Sponge Bay Uplift, 1931

On the afternoon of the 17th February 1931 an extraordinary event occurred at Sponge Bay, 3.5 kilometres from Gisborne. Men engaged in obtaining stone supplies on the beach of Tuamotu Island stated that a reef “just rose out of the sea without warning.” The 2 acre boulder bank rose an average of 2 metres without perceptible shaking of the ground in the immediate area or surrounding district.

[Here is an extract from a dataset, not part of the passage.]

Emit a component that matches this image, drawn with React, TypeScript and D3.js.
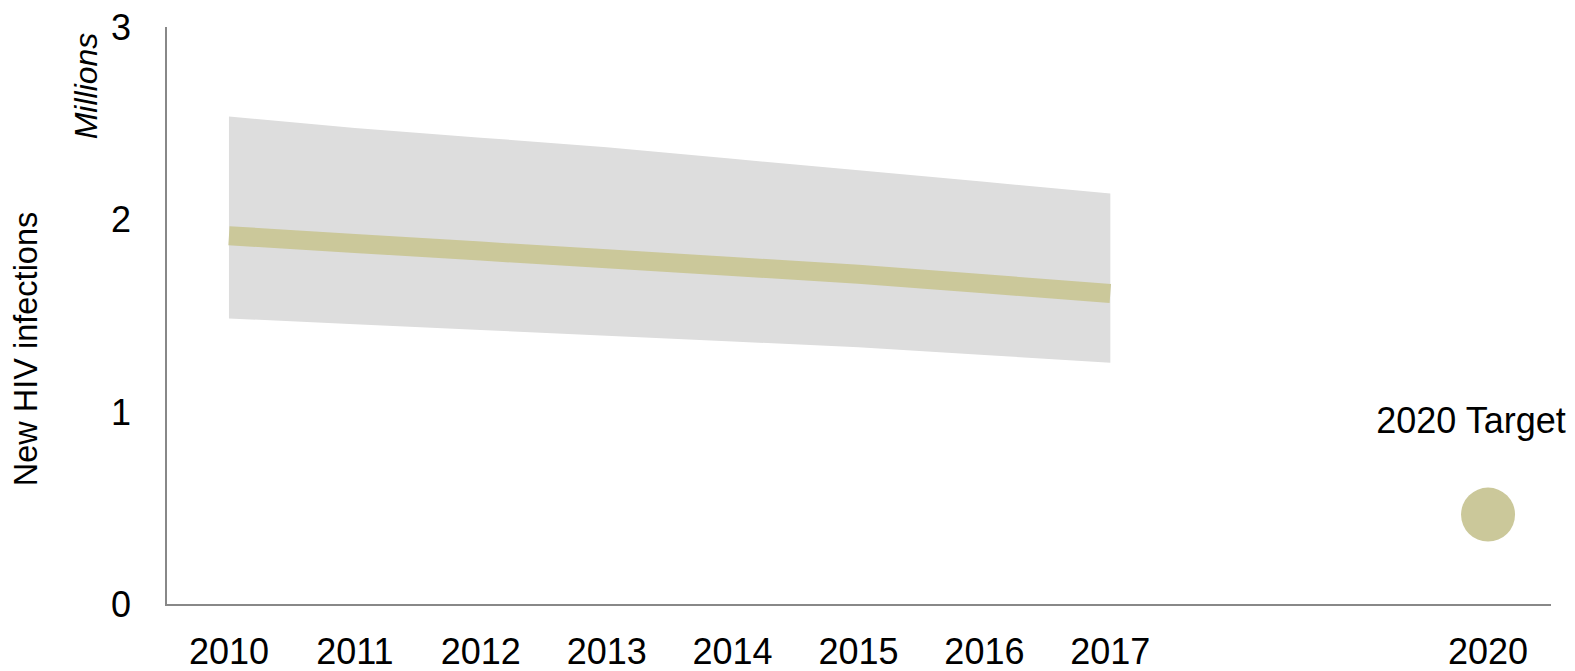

Writing in the New Zealand Department of Scientific and Industrial Research Bulletin No. 43, Sydney Strong stated that he had studied the area two months previously. At that time, 1-2 feet (30-60 cm) of water had covered the reef at low tide. He added, “While the sea-floor rose on the seaward side of the Sponge Bay Beach [during the uplift], the area on the land side was depressed a few feet and broken into segments by numerous small crevices or cracks. Much inflammable gas escaped during the initial period of the movement in these areas. At the head of the Wheatstone Road, one mile [1.6 km] inland on the main fault-line, a renewed escape of inflammable gas and dislocation of the ground was also observed on the extinct mud volcano which is situated there.”

The event happened two weeks to the day after the devastating magnitude 7.8 Hawkes Bay earthquake and only 4 days after the magnitude 7.3 earthquake in the same area. The uplift was part of the regional response to the strain released by the earthquakes and their aftershocks.